Newsweek ranks South Tahoe High among nation’s top schools
SOUTH LAKE TAHOE, Calif. – South Tahoe High School was ranked among the nation’s top 6 percent of high schools by Newsweek magazine for the fourth time in the past five years.
Each year, Newsweek picks the best high schools in the country based on how many students are challenged with advanced-placement college-level courses and tests. More than 1,600 schools – 6 percent of all the public schools in the United States – made the list. South Tahoe High came in at 1097 based on 2009 data.
The school did not make the list in 2009, but was ranked 1047 in 2008, 562 in 2007, and 975 in 2006.

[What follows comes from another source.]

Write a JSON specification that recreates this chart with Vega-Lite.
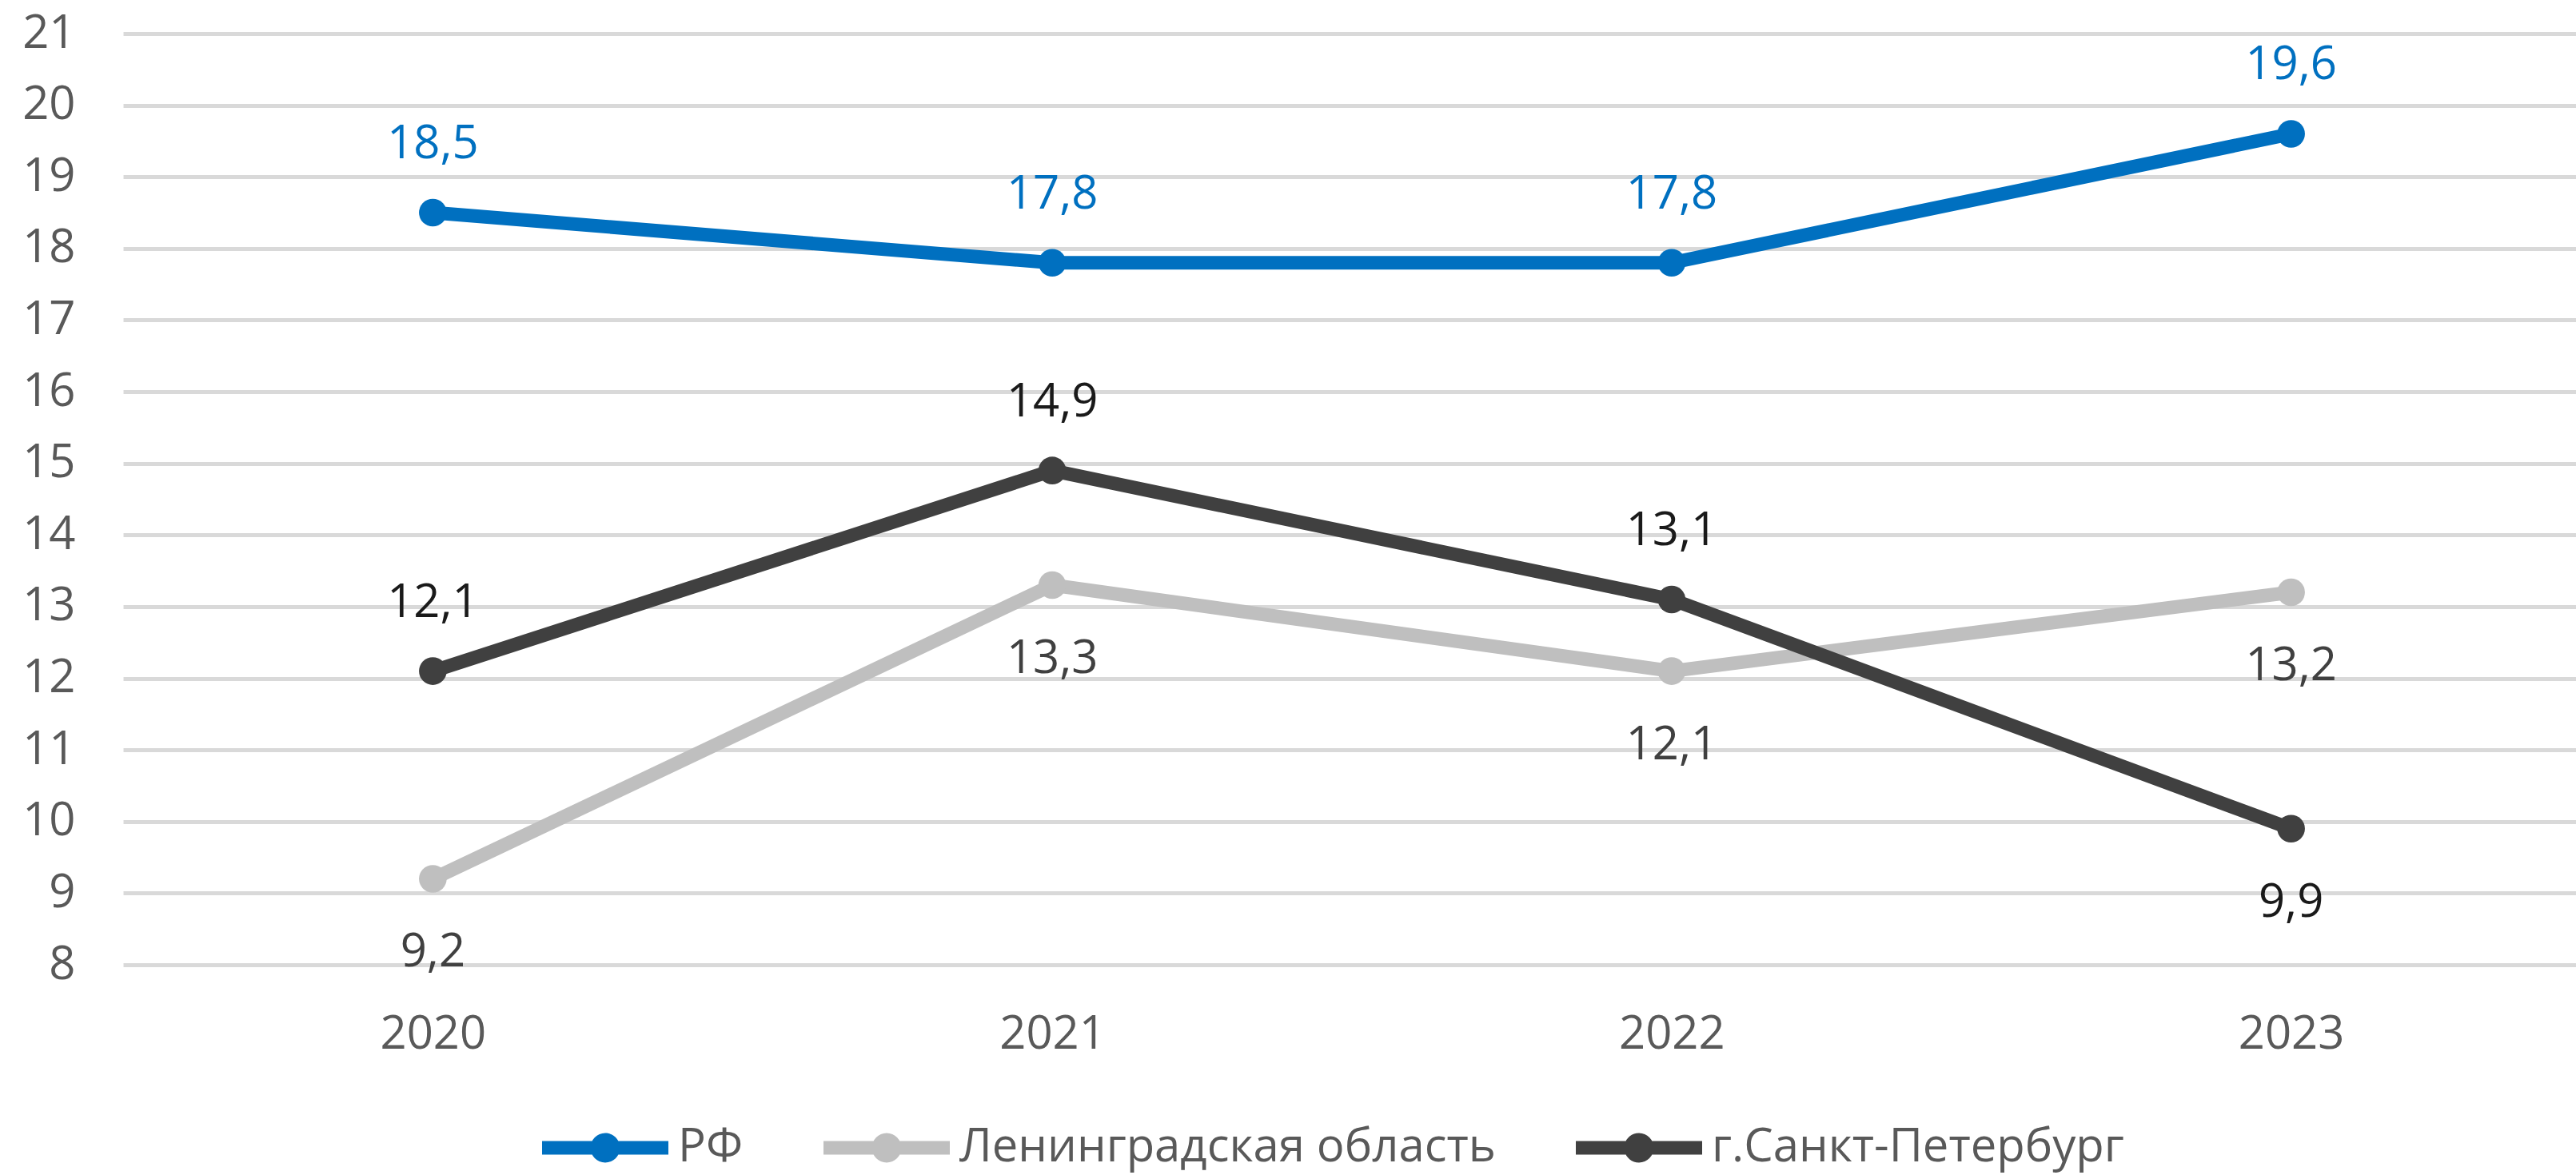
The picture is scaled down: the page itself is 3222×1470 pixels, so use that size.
{
  "$schema": "https://vega.github.io/schema/vega-lite/v6.json",
  "width": 3068,
  "height": 1165,
  "autosize": {"type": "none"},
  "padding": {"left": 154, "top": 42, "right": 0, "bottom": 263},
  "background": "white",
  "config": {
    "locale": {"number": {"decimal": ",", "thousands": " ", "grouping": [3], "currency": ["", ""]}},
    "view": {"stroke": null},
    "font": "Open Sans"
  },
  "data": {
    "values": [
      {"year": "2020", "series": "РФ", "value": 18.5},
      {"year": "2021", "series": "РФ", "value": 17.8},
      {"year": "2022", "series": "РФ", "value": 17.8},
      {"year": "2023", "series": "РФ", "value": 19.6},
      {"year": "2020", "series": "Ленинградская область", "value": 9.2},
      {"year": "2021", "series": "Ленинградская область", "value": 13.3},
      {"year": "2022", "series": "Ленинградская область", "value": 12.1},
      {"year": "2023", "series": "Ленинградская область", "value": 13.2},
      {"year": "2020", "series": "г.Санкт-Петербург", "value": 12.1},
      {"year": "2021", "series": "г.Санкт-Петербург", "value": 14.9},
      {"year": "2022", "series": "г.Санкт-Петербург", "value": 13.1},
      {"year": "2023", "series": "г.Санкт-Петербург", "value": 9.9}
    ]
  },
  "encoding": {
    "x": {
      "field": "year", "type": "ordinal",
      "scale": {"type": "point", "range": [0, 3099], "padding": 0.5},
      "axis": {"title": null, "grid": false, "domain": false, "ticks": false, "labelAngle": 0,
               "labelFontSize": 58, "labelColor": "#595959", "labelPadding": 58, "labelFont": "Open Sans"}
    },
    "y": {
      "field": "value", "type": "quantitative",
      "scale": {"domain": [8, 21], "nice": false, "zero": false},
      "axis": {"title": null, "values": [8,9,10,11,12,13,14,15,16,17,18,19,20,21], "grid": true,
               "gridColor": "#D9D9D9", "gridWidth": 5, "domain": false, "ticks": false,
               "labelFontSize": 58, "labelColor": "#595959", "labelPadding": 60, "labelFont": "Open Sans"}
    }
  },
  "layer": [
    {
      "mark": {"type": "line", "strokeWidth": 17, "strokeJoin": "round"},
      "encoding": {
        "color": {
          "field": "series", "type": "nominal",
          "scale": {"domain": ["РФ", "Ленинградская область", "г.Санкт-Петербург"], "range": ["#0070C0", "#BFBFBF", "#404040"]},
          "legend": {
            "orient": "none", "legendX": 524, "legendY": 1315, "direction": "horizontal", "title": null,
            "padding": 0,
            "symbolType": "M-1,-0.108 L1,-0.108 L1,0.108 L-1,0.108 Z M-0.234,0 A0.234,0.234 0 1,1 0.234,0 A0.234,0.234 0 1,1 -0.234,0 Z",
            "symbolSize": 24964, "symbolStrokeWidth": 0,
            "labelFontSize": 58, "labelColor": "#595959", "labelOffset": 12, "columnPadding": 100, "labelLimit": 2000,
            "labelFont": "Open Sans",
            "encode": {"symbols": {"update": {"fill": {"scale": "color", "field": "value"}, "stroke": {"scale": "color", "field": "value"}, "strokeWidth": {"value": 0}, "opacity": {"value": 1}}}}
          }
        }
      }
    },
    {
      "mark": {"type": "point", "filled": true, "size": 1200, "opacity": 1},
      "encoding": {"color": {"field": "series", "type": "nominal", "legend": null}}
    },
    {
      "transform": [{"filter": "datum.series == 'РФ' || (datum.series == 'г.Санкт-Петербург' && datum.year != '2023')"}],
      "mark": {"type": "text", "dy": -85, "baseline": "middle", "fontSize": 58, "font": "Open Sans"},
      "encoding": {
        "text": {"field": "value", "type": "quantitative", "format": ".1f"},
        "color": {"condition": [{"test": "datum.series == 'РФ'", "value": "#0070C0"}, {"test": "datum.series == 'Ленинградская область'", "value": "#404040"}], "value": "#1A1A1A"}
      }
    },
    {
      "transform": [{"filter": "!(datum.series == 'РФ' || (datum.series == 'г.Санкт-Петербург' && datum.year != '2023'))"}],
      "mark": {"type": "text", "dy": 93, "baseline": "middle", "fontSize": 58, "font": "Open Sans"},
      "encoding": {
        "text": {"field": "value", "type": "quantitative", "format": ".1f"},
        "color": {"condition": [{"test": "datum.series == 'РФ'", "value": "#0070C0"}, {"test": "datum.series == 'Ленинградская область'", "value": "#404040"}], "value": "#1A1A1A"}
      }
    }
  ]
}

Neighboring Whittell High School in Zephyr Cove and Douglas High School in Minden, both within Nevada’s Douglas County School District, did not make the list. Incline Village High School, in the Washoe County School District, ranked 767.
Three California schools made the top 20 list: Oxford Academy in Cypress, Preuss UCSD in La Jolla and Pacific Collegiate in Santa Cruz.
Dr. James Tarwater, superintendent for the Lake Tahoe Unified School District, said the district is proud to provide opportunities for students to successfully undertake AP coursework.
“To encourage students to challenge themselves academically and to enable students to be more competitive when applying for admission to post-secondary institutions, STHS provides rigorous advanced placement coursework,” Tarwater said in an e-mailed response. “Our rigorous standards are reflected in Newsweek’s ranking.”
South Tahoe High Principal Ivone Larson said 100 percent of the school’s students take the AP tests.
‘We have a very strong advanced placement program,” Larson said. “We have state funds to subsidize the test for students who don’t have the funds to test. We offer extensive courses … That’s what makes our data really strong.”
Larson said the school offers 11 advance placement courses and six honors courses, including English, math, social studies, science, biology, calculus, psychology, Spanish, U.S. history and world history.
“We continue to encourage our students to take the most rigorous curriculum and take the AP exam, which is like the final exam in a college course,” Larson said.
However, some feel the “America’s Best High Schools” list is faulty due to the methodology used to rank schools.
For instance, one of the major standards by which schools are graded is the number of college preparatory tests – IB, AP and Cambridge – given at a high school divided by the number of graduating seniors, so smaller schools are not punished. The number of students who actually pass the tests – the percentage of students who scored 3, 4 or 5 on the five-point AP test or 4, 5, 6 or 7 on the seven-point IB test- are not factored in the list rankings.
Newsweek contributing editor Jay Mathews – who manages the compilation of the list – said using passing rates as a standard encourages schools to reduce test-taking participation by selecting and encouraging only the best students to take the tests.
“I decided not to count passing rates in the way schools had done in the past because I found that most American high schools kept those rates artificially high by allowing only top students to take the courses,” said Mathews via the Newsweek website.
However, the Washington Post added the “Equity and Excellence” statistical rating developed by the College Board, which demonstrates passing rates at each respective school.
South Tahoe High School’s E&E rating is 26.5 percent. The national average is 14.1 percent.
Tribune reporter Matthew Renda contributed to this report.